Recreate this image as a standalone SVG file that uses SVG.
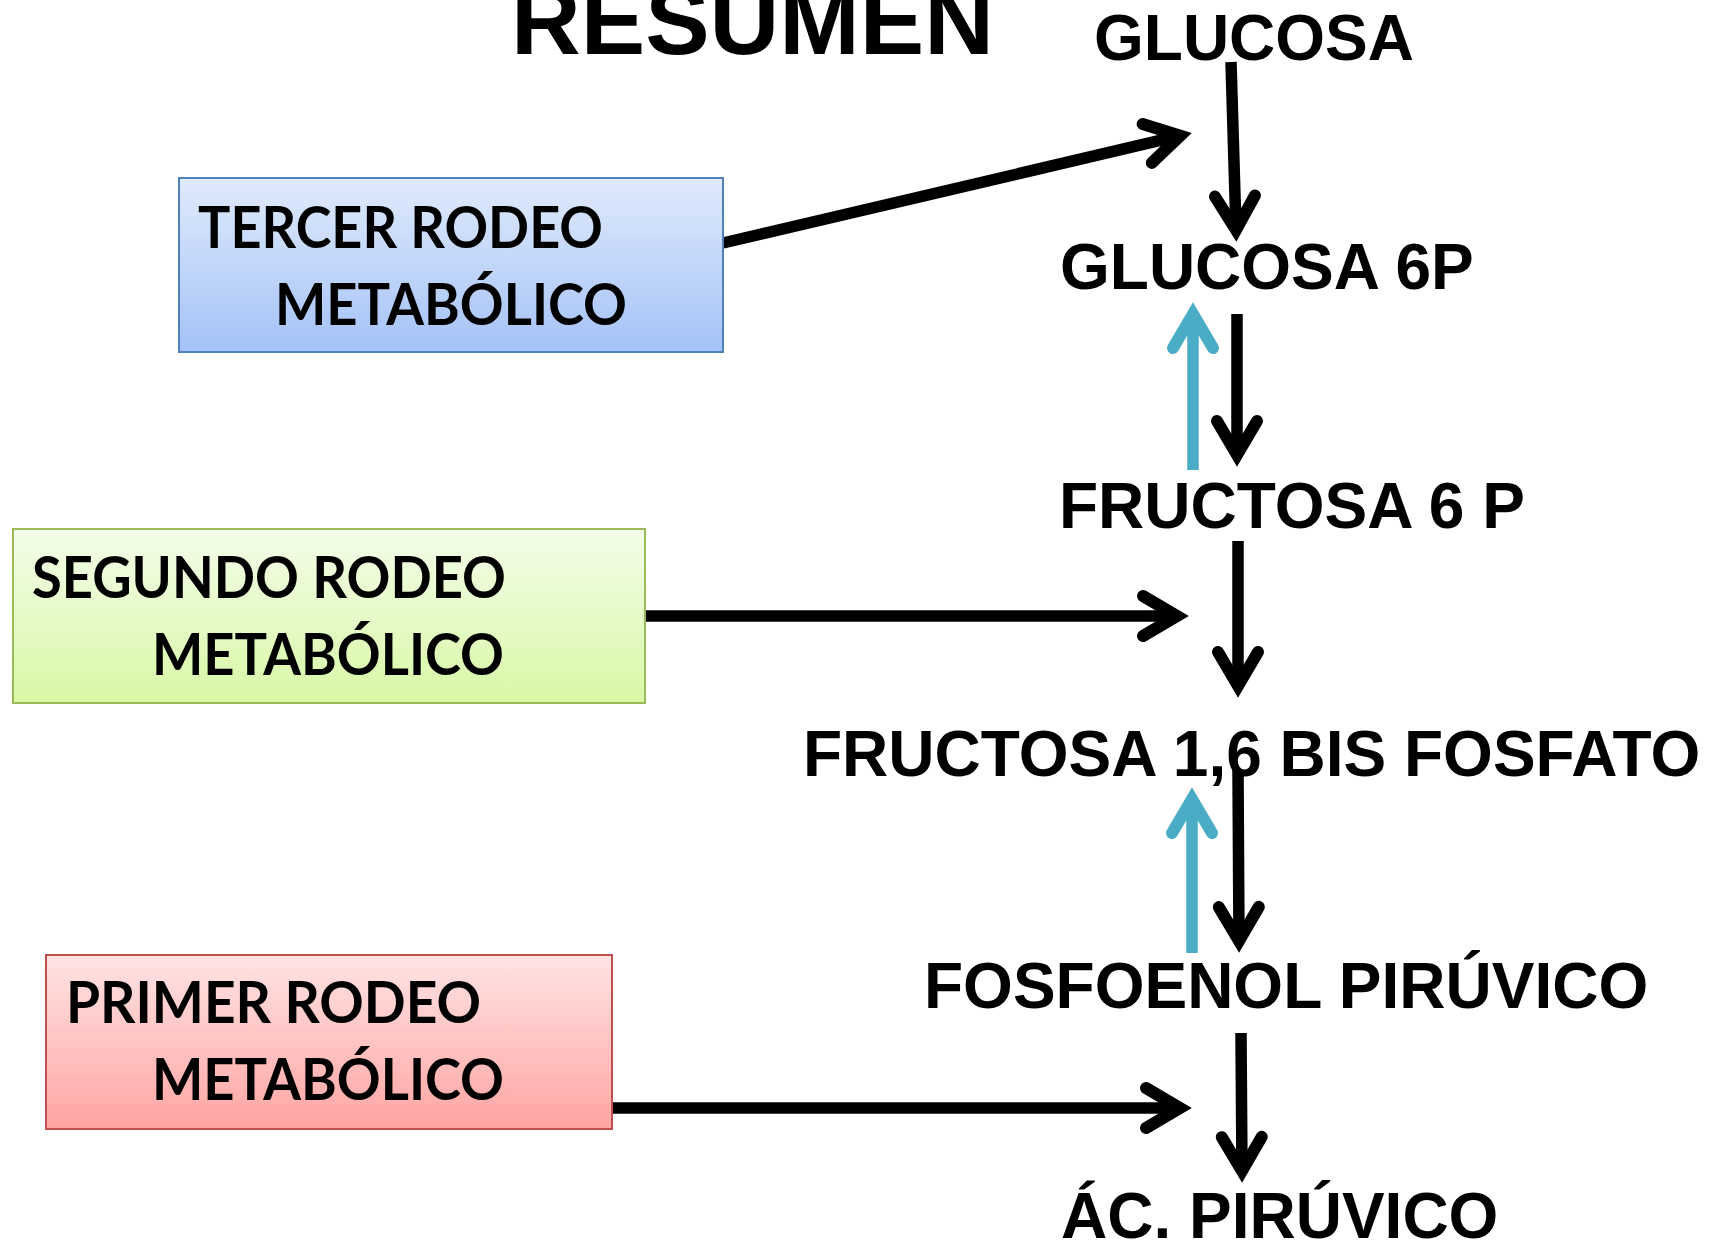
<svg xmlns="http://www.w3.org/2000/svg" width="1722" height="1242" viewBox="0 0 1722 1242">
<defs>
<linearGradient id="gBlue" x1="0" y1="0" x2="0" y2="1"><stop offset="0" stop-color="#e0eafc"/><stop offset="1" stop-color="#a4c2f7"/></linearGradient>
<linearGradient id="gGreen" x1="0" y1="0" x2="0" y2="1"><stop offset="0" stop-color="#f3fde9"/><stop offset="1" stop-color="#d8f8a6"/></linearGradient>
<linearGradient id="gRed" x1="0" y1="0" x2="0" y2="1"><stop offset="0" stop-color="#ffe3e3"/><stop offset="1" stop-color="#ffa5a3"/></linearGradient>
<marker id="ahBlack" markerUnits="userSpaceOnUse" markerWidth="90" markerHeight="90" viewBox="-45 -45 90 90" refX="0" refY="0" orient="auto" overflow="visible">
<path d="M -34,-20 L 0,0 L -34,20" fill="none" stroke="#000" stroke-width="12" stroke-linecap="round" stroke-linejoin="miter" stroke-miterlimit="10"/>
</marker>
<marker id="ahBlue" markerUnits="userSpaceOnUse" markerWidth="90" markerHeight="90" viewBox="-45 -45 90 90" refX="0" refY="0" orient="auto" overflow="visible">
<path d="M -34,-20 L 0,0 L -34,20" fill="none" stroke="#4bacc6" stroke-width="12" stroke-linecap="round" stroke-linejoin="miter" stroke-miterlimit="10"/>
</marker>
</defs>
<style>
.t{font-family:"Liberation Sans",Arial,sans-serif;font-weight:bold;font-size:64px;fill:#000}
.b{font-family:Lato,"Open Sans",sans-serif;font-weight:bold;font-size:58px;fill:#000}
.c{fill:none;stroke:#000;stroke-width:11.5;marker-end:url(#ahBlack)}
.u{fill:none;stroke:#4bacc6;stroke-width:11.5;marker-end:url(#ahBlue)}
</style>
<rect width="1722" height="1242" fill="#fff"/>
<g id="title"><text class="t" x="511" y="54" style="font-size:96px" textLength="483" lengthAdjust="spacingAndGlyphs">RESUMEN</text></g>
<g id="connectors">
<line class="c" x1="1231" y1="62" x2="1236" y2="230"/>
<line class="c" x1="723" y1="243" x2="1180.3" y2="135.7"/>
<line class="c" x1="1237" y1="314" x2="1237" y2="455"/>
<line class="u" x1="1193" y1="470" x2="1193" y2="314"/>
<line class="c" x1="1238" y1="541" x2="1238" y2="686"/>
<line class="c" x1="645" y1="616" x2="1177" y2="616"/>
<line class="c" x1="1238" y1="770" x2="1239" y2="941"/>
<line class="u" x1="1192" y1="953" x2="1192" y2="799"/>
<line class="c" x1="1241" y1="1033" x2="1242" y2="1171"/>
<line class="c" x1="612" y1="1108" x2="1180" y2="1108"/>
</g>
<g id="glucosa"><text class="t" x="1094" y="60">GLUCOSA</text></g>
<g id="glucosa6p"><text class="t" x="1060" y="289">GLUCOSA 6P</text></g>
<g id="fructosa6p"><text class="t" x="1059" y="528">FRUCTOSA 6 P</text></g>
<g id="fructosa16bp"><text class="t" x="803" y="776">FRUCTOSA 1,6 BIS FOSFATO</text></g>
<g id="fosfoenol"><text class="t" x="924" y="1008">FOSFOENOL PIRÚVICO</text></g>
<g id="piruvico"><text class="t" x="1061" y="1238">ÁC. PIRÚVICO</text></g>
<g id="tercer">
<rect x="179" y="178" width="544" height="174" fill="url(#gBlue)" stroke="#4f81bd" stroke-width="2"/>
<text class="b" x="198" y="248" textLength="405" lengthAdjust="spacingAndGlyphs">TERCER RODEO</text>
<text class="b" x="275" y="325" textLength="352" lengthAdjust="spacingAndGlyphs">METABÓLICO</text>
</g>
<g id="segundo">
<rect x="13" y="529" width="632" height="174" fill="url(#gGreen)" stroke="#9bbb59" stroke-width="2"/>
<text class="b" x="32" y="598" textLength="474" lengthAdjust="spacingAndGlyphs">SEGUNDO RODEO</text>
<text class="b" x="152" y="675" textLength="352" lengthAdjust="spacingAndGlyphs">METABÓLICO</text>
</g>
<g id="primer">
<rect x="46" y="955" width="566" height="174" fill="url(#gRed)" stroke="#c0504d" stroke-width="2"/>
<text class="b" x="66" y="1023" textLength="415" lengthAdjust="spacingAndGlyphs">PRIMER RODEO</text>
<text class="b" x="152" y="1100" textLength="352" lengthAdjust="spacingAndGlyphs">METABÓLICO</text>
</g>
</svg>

- - - - - - -

Copy the material above in full and exactly, skipping pictures.

Response below:
Recreate this image as a standalone SVG file that uses SVG.
<svg xmlns="http://www.w3.org/2000/svg" width="1722" height="1242" viewBox="0 0 1722 1242">
<defs>
<linearGradient id="gBlue" x1="0" y1="0" x2="0" y2="1"><stop offset="0" stop-color="#e0eafc"/><stop offset="1" stop-color="#a4c2f7"/></linearGradient>
<linearGradient id="gGreen" x1="0" y1="0" x2="0" y2="1"><stop offset="0" stop-color="#f3fde9"/><stop offset="1" stop-color="#d8f8a6"/></linearGradient>
<linearGradient id="gRed" x1="0" y1="0" x2="0" y2="1"><stop offset="0" stop-color="#ffe3e3"/><stop offset="1" stop-color="#ffa5a3"/></linearGradient>
<marker id="ahBlack" markerUnits="userSpaceOnUse" markerWidth="90" markerHeight="90" viewBox="-45 -45 90 90" refX="0" refY="0" orient="auto" overflow="visible">
<path d="M -34,-20 L 0,0 L -34,20" fill="none" stroke="#000" stroke-width="12" stroke-linecap="round" stroke-linejoin="miter" stroke-miterlimit="10"/>
</marker>
<marker id="ahBlue" markerUnits="userSpaceOnUse" markerWidth="90" markerHeight="90" viewBox="-45 -45 90 90" refX="0" refY="0" orient="auto" overflow="visible">
<path d="M -34,-20 L 0,0 L -34,20" fill="none" stroke="#4bacc6" stroke-width="12" stroke-linecap="round" stroke-linejoin="miter" stroke-miterlimit="10"/>
</marker>
</defs>
<style>
.t{font-family:"Liberation Sans",Arial,sans-serif;font-weight:bold;font-size:64px;fill:#000}
.b{font-family:Lato,"Open Sans",sans-serif;font-weight:bold;font-size:58px;fill:#000}
.c{fill:none;stroke:#000;stroke-width:11.5;marker-end:url(#ahBlack)}
.u{fill:none;stroke:#4bacc6;stroke-width:11.5;marker-end:url(#ahBlue)}
</style>
<rect width="1722" height="1242" fill="#fff"/>
<g id="title"><text class="t" x="511" y="54" style="font-size:96px" textLength="483" lengthAdjust="spacingAndGlyphs">RESUMEN</text></g>
<g id="connectors">
<line class="c" x1="1231" y1="62" x2="1236" y2="230"/>
<line class="c" x1="723" y1="243" x2="1180.3" y2="135.7"/>
<line class="c" x1="1237" y1="314" x2="1237" y2="455"/>
<line class="u" x1="1193" y1="470" x2="1193" y2="314"/>
<line class="c" x1="1238" y1="541" x2="1238" y2="686"/>
<line class="c" x1="645" y1="616" x2="1177" y2="616"/>
<line class="c" x1="1238" y1="770" x2="1239" y2="941"/>
<line class="u" x1="1192" y1="953" x2="1192" y2="799"/>
<line class="c" x1="1241" y1="1033" x2="1242" y2="1171"/>
<line class="c" x1="612" y1="1108" x2="1180" y2="1108"/>
</g>
<g id="glucosa"><text class="t" x="1094" y="60">GLUCOSA</text></g>
<g id="glucosa6p"><text class="t" x="1060" y="289">GLUCOSA 6P</text></g>
<g id="fructosa6p"><text class="t" x="1059" y="528">FRUCTOSA 6 P</text></g>
<g id="fructosa16bp"><text class="t" x="803" y="776">FRUCTOSA 1,6 BIS FOSFATO</text></g>
<g id="fosfoenol"><text class="t" x="924" y="1008">FOSFOENOL PIRÚVICO</text></g>
<g id="piruvico"><text class="t" x="1061" y="1238">ÁC. PIRÚVICO</text></g>
<g id="tercer">
<rect x="179" y="178" width="544" height="174" fill="url(#gBlue)" stroke="#4f81bd" stroke-width="2"/>
<text class="b" x="198" y="248" textLength="405" lengthAdjust="spacingAndGlyphs">TERCER RODEO</text>
<text class="b" x="275" y="325" textLength="352" lengthAdjust="spacingAndGlyphs">METABÓLICO</text>
</g>
<g id="segundo">
<rect x="13" y="529" width="632" height="174" fill="url(#gGreen)" stroke="#9bbb59" stroke-width="2"/>
<text class="b" x="32" y="598" textLength="474" lengthAdjust="spacingAndGlyphs">SEGUNDO RODEO</text>
<text class="b" x="152" y="675" textLength="352" lengthAdjust="spacingAndGlyphs">METABÓLICO</text>
</g>
<g id="primer">
<rect x="46" y="955" width="566" height="174" fill="url(#gRed)" stroke="#c0504d" stroke-width="2"/>
<text class="b" x="66" y="1023" textLength="415" lengthAdjust="spacingAndGlyphs">PRIMER RODEO</text>
<text class="b" x="152" y="1100" textLength="352" lengthAdjust="spacingAndGlyphs">METABÓLICO</text>
</g>
</svg>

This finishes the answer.